A great number of waste tires are discarded in landfills, occupying land resources, and severely endangering the ecosystem. Upcycling these wastes as aggregates to partially substitute natural sand and develop structure-function integration in concrete structures is a desirable solution. In this study, a sustainable fiber-reinforced rubberized mortar with superior material damping and moderate strength is developed by combined use of waste crumb rubber (WCR) incorporated at 0, 30%, and 60%, by volume of sand, and polyvinyl alcohol (PVA) fiber added at 0, 0.5%, and 1%, by volume, in a high-volume fly ash binder system.

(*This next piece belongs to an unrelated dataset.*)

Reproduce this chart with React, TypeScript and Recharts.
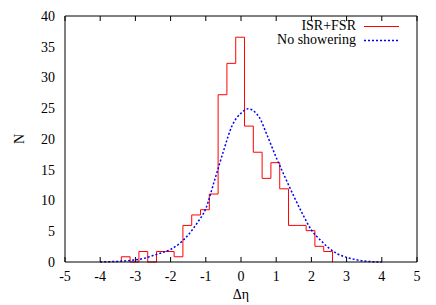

Low-temperature plasma (LTP) pre-treatment of the WCR was applied to compensate for strength loss resulting from the incorporation of a large portion of the WCR, which increases the recycling efficiency of the WCR. The macro tests of static and dynamic mechanical properties were used to characterize the material damping and energy dissipation capacity, followed by microstructural tests to evaluate the enhanced damping mechanisms. Test results show that the combination of 60% LTP pre-treated WCR and 1% PVA fiber can secure the highest damping capacity and energy dissipation ratio without a significant strength drop. The use of discarded WCR is therefore promising to substitute conventional sand and design functionalized intrinsic viscoelastic cement composites that can be adopted in anti-vibrational technology applications.